# Data records:
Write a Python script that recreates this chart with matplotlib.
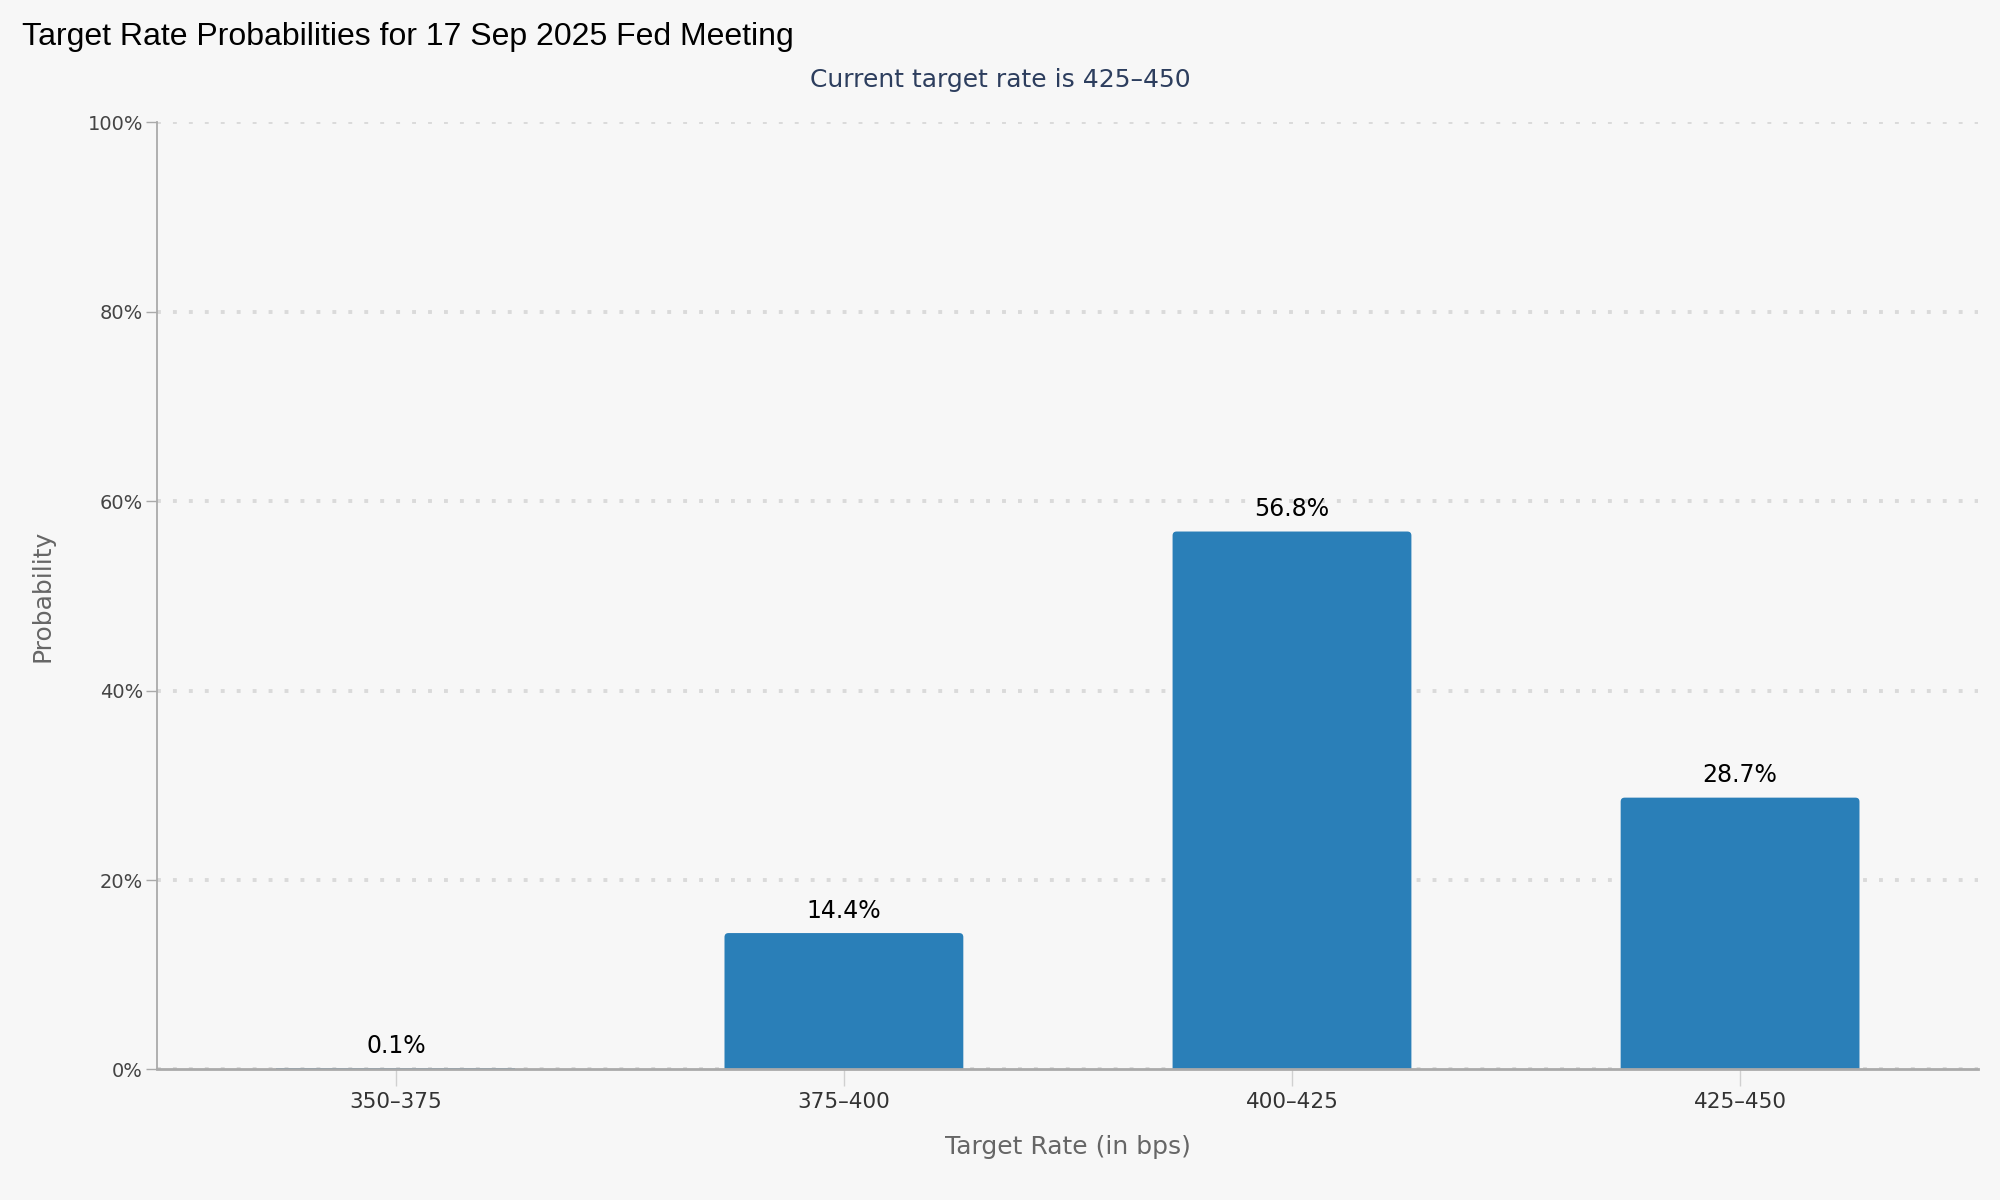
import matplotlib.pyplot as plt
from matplotlib.patches import FancyBboxPatch
from matplotlib.ticker import FuncFormatter

# Fed meeting target rate probabilities
rate_ranges = ['350–375', '375–400', '400–425', '425–450']
probabilities = [0.1, 14.4, 56.8, 28.7]
y_ticks = [0, 20, 40, 60, 80, 100]

bg = '#f7f7f7'
bar_color = '#2a7fb8'

fig = plt.figure(figsize=(20, 12), dpi=100, facecolor=bg)
ax = fig.add_axes([0.0785, 0.1088, 0.9105, 0.7892], facecolor=bg)

ax.set_xlim(-0.533, 3.531)
ax.set_ylim(0, 100)

x = list(range(len(rate_ranges)))
bars = ax.bar(x, probabilities, width=0.533, color=bar_color, zorder=3)

# swap plain rectangles for ones with slightly rounded corners
aspect = (100 / 947) / (4.064 / 1821)
for rect in bars:
    x0, w, h = rect.get_x(), rect.get_width(), rect.get_height()
    if h < 1:
        continue
    rect.set_visible(False)
    ax.add_patch(FancyBboxPatch((x0, -2), w, h + 2,
                                boxstyle='round,pad=0,rounding_size=0.009',
                                mutation_aspect=aspect, facecolor=bar_color,
                                edgecolor='none', zorder=3, clip_on=True))

for xi, p in zip(x, probabilities):
    ax.annotate(f'{p}%', (xi, p), xytext=(0, 7.5), textcoords='offset points',
                ha='center', va='bottom', fontsize=17, color='#000000',
                family='DejaVu Sans', zorder=4)

ax.set_xticks(x)
ax.set_xticklabels(rate_ranges, fontsize=15.5, color='#333333')
ax.set_yticks(y_ticks)
ax.yaxis.set_major_formatter(FuncFormatter(lambda v, _: f'{v:.0f}%'))
ax.tick_params(axis='y', labelsize=14, labelcolor='#444444', length=8,
               width=1, color='#aaaaaa', pad=2)
ax.tick_params(axis='x', length=12, width=1, color='#d0d0d0', pad=4)

ax.grid(axis='y', linestyle=(0, (1, 3.1)), linewidth=2.8, color='#dadada', zorder=0)
ax.set_axisbelow(True)

for side in ['top', 'right']:
    ax.spines[side].set_visible(False)
ax.spines['left'].set_color('#aaaaaa')
ax.spines['left'].set_linewidth(1.3)
ax.spines['bottom'].set_color('#aaaaaa')
ax.spines['bottom'].set_linewidth(2)
ax.spines['bottom'].set_zorder(5)

ax.set_ylabel('Probability', fontsize=18, color='#666666', labelpad=24)
ax.set_xlabel('Target Rate (in bps)', fontsize=18, color='#666666', labelpad=17)

fig.text(0.011, 0.969, 'Target Rate Probabilities for 17 Sep 2025 Fed Meeting',
         fontsize=23, family='Liberation Sans', color='#000000', va='center', ha='left')
fig.text(0.5, 0.9335, 'Current target rate is 425–450', fontsize=18,
         color='#2d3e5e', ha='center', va='center')

fig.savefig('out.png', dpi=100, facecolor=bg)
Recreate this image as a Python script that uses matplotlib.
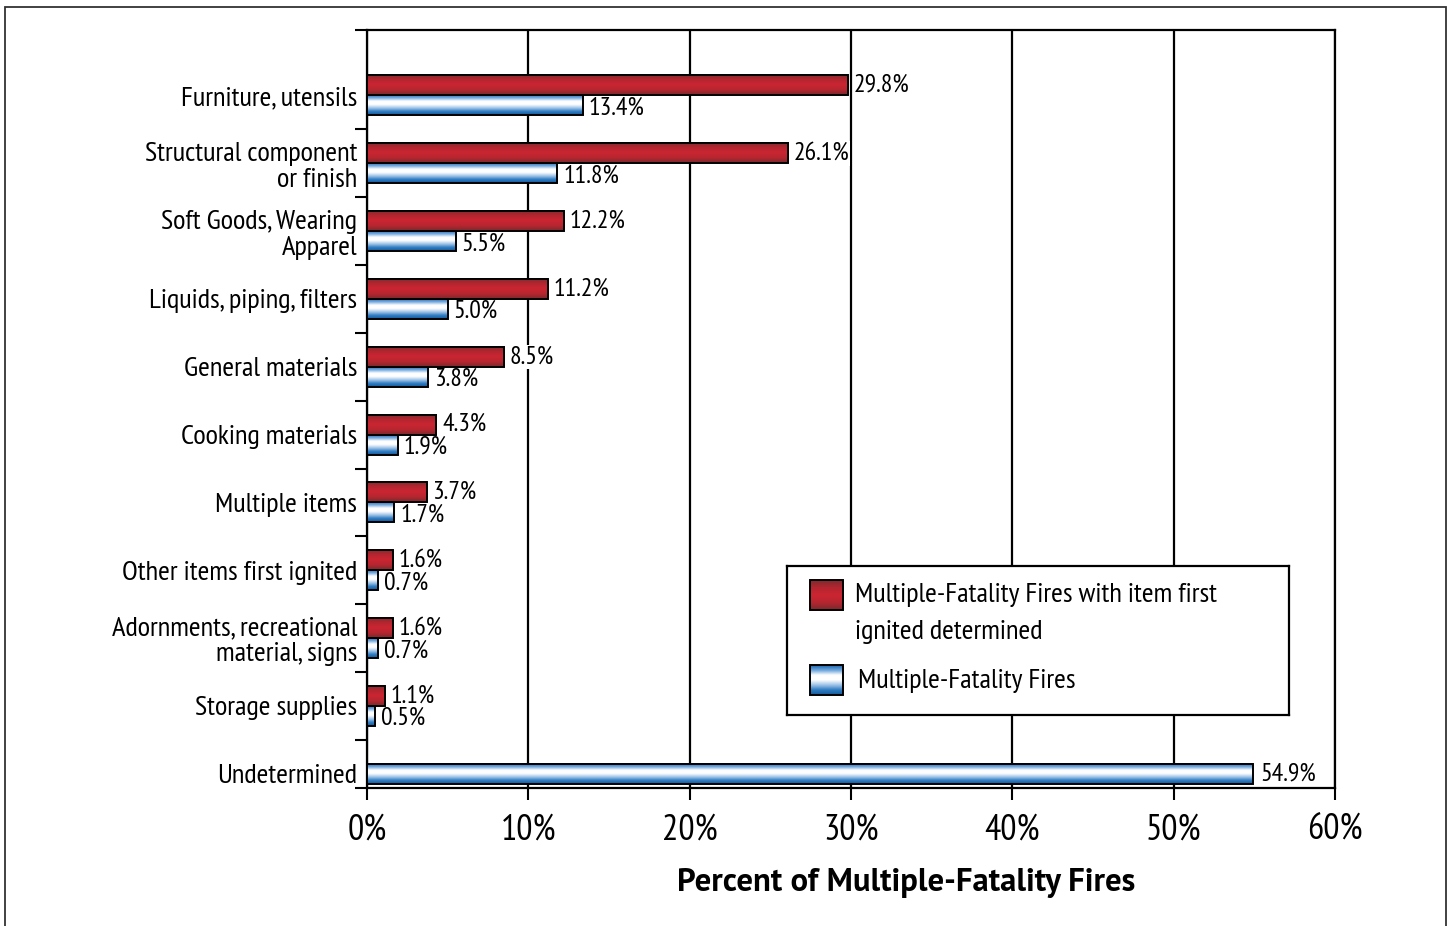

# Task directions:
Repeat the full listing above exactly, with no pictures in the copy.

# Response to this exercise:
Write a Python script that recreates this chart with matplotlib.
import matplotlib.pyplot as plt
from matplotlib.patches import FancyBboxPatch
from matplotlib.ticker import FuncFormatter

# Fed meeting target rate probabilities
rate_ranges = ['350–375', '375–400', '400–425', '425–450']
probabilities = [0.1, 14.4, 56.8, 28.7]
y_ticks = [0, 20, 40, 60, 80, 100]

bg = '#f7f7f7'
bar_color = '#2a7fb8'

fig = plt.figure(figsize=(20, 12), dpi=100, facecolor=bg)
ax = fig.add_axes([0.0785, 0.1088, 0.9105, 0.7892], facecolor=bg)

ax.set_xlim(-0.533, 3.531)
ax.set_ylim(0, 100)

x = list(range(len(rate_ranges)))
bars = ax.bar(x, probabilities, width=0.533, color=bar_color, zorder=3)

# swap plain rectangles for ones with slightly rounded corners
aspect = (100 / 947) / (4.064 / 1821)
for rect in bars:
    x0, w, h = rect.get_x(), rect.get_width(), rect.get_height()
    if h < 1:
        continue
    rect.set_visible(False)
    ax.add_patch(FancyBboxPatch((x0, -2), w, h + 2,
                                boxstyle='round,pad=0,rounding_size=0.009',
                                mutation_aspect=aspect, facecolor=bar_color,
                                edgecolor='none', zorder=3, clip_on=True))

for xi, p in zip(x, probabilities):
    ax.annotate(f'{p}%', (xi, p), xytext=(0, 7.5), textcoords='offset points',
                ha='center', va='bottom', fontsize=17, color='#000000',
                family='DejaVu Sans', zorder=4)

ax.set_xticks(x)
ax.set_xticklabels(rate_ranges, fontsize=15.5, color='#333333')
ax.set_yticks(y_ticks)
ax.yaxis.set_major_formatter(FuncFormatter(lambda v, _: f'{v:.0f}%'))
ax.tick_params(axis='y', labelsize=14, labelcolor='#444444', length=8,
               width=1, color='#aaaaaa', pad=2)
ax.tick_params(axis='x', length=12, width=1, color='#d0d0d0', pad=4)

ax.grid(axis='y', linestyle=(0, (1, 3.1)), linewidth=2.8, color='#dadada', zorder=0)
ax.set_axisbelow(True)

for side in ['top', 'right']:
    ax.spines[side].set_visible(False)
ax.spines['left'].set_color('#aaaaaa')
ax.spines['left'].set_linewidth(1.3)
ax.spines['bottom'].set_color('#aaaaaa')
ax.spines['bottom'].set_linewidth(2)
ax.spines['bottom'].set_zorder(5)

ax.set_ylabel('Probability', fontsize=18, color='#666666', labelpad=24)
ax.set_xlabel('Target Rate (in bps)', fontsize=18, color='#666666', labelpad=17)

fig.text(0.011, 0.969, 'Target Rate Probabilities for 17 Sep 2025 Fed Meeting',
         fontsize=23, family='Liberation Sans', color='#000000', va='center', ha='left')
fig.text(0.5, 0.9335, 'Current target rate is 425–450', fontsize=18,
         color='#2d3e5e', ha='center', va='center')

fig.savefig('out.png', dpi=100, facecolor=bg)
Recreate this image as a Python script that uses matplotlib.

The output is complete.